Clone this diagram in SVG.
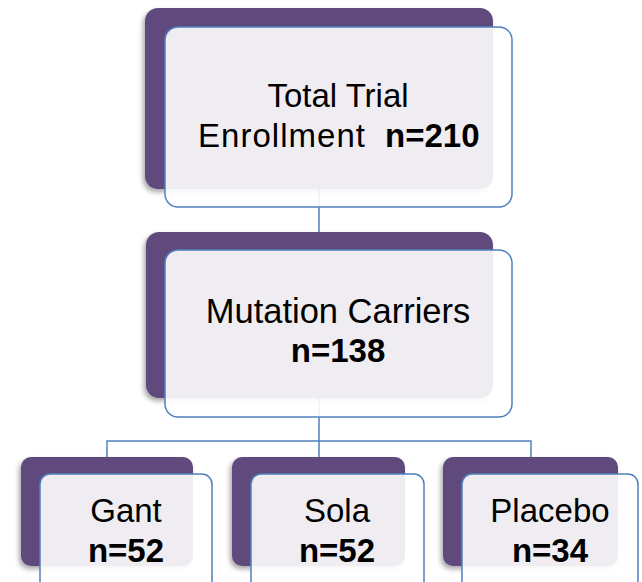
<svg xmlns="http://www.w3.org/2000/svg" width="642" height="582" viewBox="0 0 642 582">
<defs>
<filter id="sh" x="-10%" y="-10%" width="120%" height="130%">
<feDropShadow dx="-2" dy="3" stdDeviation="2.5" flood-color="#000" flood-opacity="0.35"/>
</filter>
<style>
.back{fill:#604a7b;filter:url(#sh)}
.front{fill:#ffffff;fill-opacity:0.9;stroke:#4f81bd;stroke-width:1.5}
.conn{fill:none;stroke:#4f81bd;stroke-width:1.5}
.t{font-family:"Liberation Sans",Arial,sans-serif;font-size:33px;fill:#000;text-anchor:middle}
.s{text-anchor:start}
.b{font-weight:bold}
</style>
</defs>
<rect width="642" height="582" fill="#fff"/>
<g id="connectors">
<path class="conn" d="M319 189 V441 M107 457 V441 H531 V457 M319 441 V457"/>
</g>
<g id="node-total">
<rect class="back" x="145" y="8" width="348" height="181" rx="13"/>
<rect class="front" x="165" y="27" width="347" height="180" rx="13"/>
<text class="t" x="338" y="107">Total Trial</text>
<text class="t s" x="198" y="147" textLength="167" lengthAdjust="spacing">Enrollment</text>
<text class="t s b" x="385" y="147">n=210</text>
</g>
<g id="node-mutation">
<rect class="back" x="146" y="232" width="347" height="166" rx="13"/>
<rect class="front" x="165" y="250" width="347" height="167" rx="13"/>
<text class="t" x="338" y="323" style="font-size:34.5px">Mutation Carriers</text>
<text class="t b" x="338" y="362">n=138</text>
</g>
<g id="node-gant">
<rect class="back" x="21" y="457" width="172" height="109" rx="10"/>
<rect class="front" x="40" y="474" width="172" height="120" rx="10"/>
<text class="t" x="126" y="522">Gant</text>
<text class="t b" x="126" y="562">n=52</text>
</g>
<g id="node-sola">
<rect class="back" x="232" y="457" width="173" height="109" rx="10"/>
<rect class="front" x="251" y="474" width="173" height="120" rx="10"/>
<text class="t" x="337" y="522">Sola</text>
<text class="t b" x="337" y="562">n=52</text>
</g>
<g id="node-placebo">
<rect class="back" x="443" y="457" width="175" height="109" rx="10"/>
<rect class="front" x="462" y="474" width="176" height="120" rx="10"/>
<text class="t" x="550" y="522">Placebo</text>
<text class="t b" x="550" y="562">n=34</text>
</g>
</svg>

•••••

What you will do: Give every line back word for word and leave the pictures out.

Result of this exercise:
Clone this diagram in SVG.
<svg xmlns="http://www.w3.org/2000/svg" width="642" height="582" viewBox="0 0 642 582">
<defs>
<filter id="sh" x="-10%" y="-10%" width="120%" height="130%">
<feDropShadow dx="-2" dy="3" stdDeviation="2.5" flood-color="#000" flood-opacity="0.35"/>
</filter>
<style>
.back{fill:#604a7b;filter:url(#sh)}
.front{fill:#ffffff;fill-opacity:0.9;stroke:#4f81bd;stroke-width:1.5}
.conn{fill:none;stroke:#4f81bd;stroke-width:1.5}
.t{font-family:"Liberation Sans",Arial,sans-serif;font-size:33px;fill:#000;text-anchor:middle}
.s{text-anchor:start}
.b{font-weight:bold}
</style>
</defs>
<rect width="642" height="582" fill="#fff"/>
<g id="connectors">
<path class="conn" d="M319 189 V441 M107 457 V441 H531 V457 M319 441 V457"/>
</g>
<g id="node-total">
<rect class="back" x="145" y="8" width="348" height="181" rx="13"/>
<rect class="front" x="165" y="27" width="347" height="180" rx="13"/>
<text class="t" x="338" y="107">Total Trial</text>
<text class="t s" x="198" y="147" textLength="167" lengthAdjust="spacing">Enrollment</text>
<text class="t s b" x="385" y="147">n=210</text>
</g>
<g id="node-mutation">
<rect class="back" x="146" y="232" width="347" height="166" rx="13"/>
<rect class="front" x="165" y="250" width="347" height="167" rx="13"/>
<text class="t" x="338" y="323" style="font-size:34.5px">Mutation Carriers</text>
<text class="t b" x="338" y="362">n=138</text>
</g>
<g id="node-gant">
<rect class="back" x="21" y="457" width="172" height="109" rx="10"/>
<rect class="front" x="40" y="474" width="172" height="120" rx="10"/>
<text class="t" x="126" y="522">Gant</text>
<text class="t b" x="126" y="562">n=52</text>
</g>
<g id="node-sola">
<rect class="back" x="232" y="457" width="173" height="109" rx="10"/>
<rect class="front" x="251" y="474" width="173" height="120" rx="10"/>
<text class="t" x="337" y="522">Sola</text>
<text class="t b" x="337" y="562">n=52</text>
</g>
<g id="node-placebo">
<rect class="back" x="443" y="457" width="175" height="109" rx="10"/>
<rect class="front" x="462" y="474" width="176" height="120" rx="10"/>
<text class="t" x="550" y="522">Placebo</text>
<text class="t b" x="550" y="562">n=34</text>
</g>
</svg>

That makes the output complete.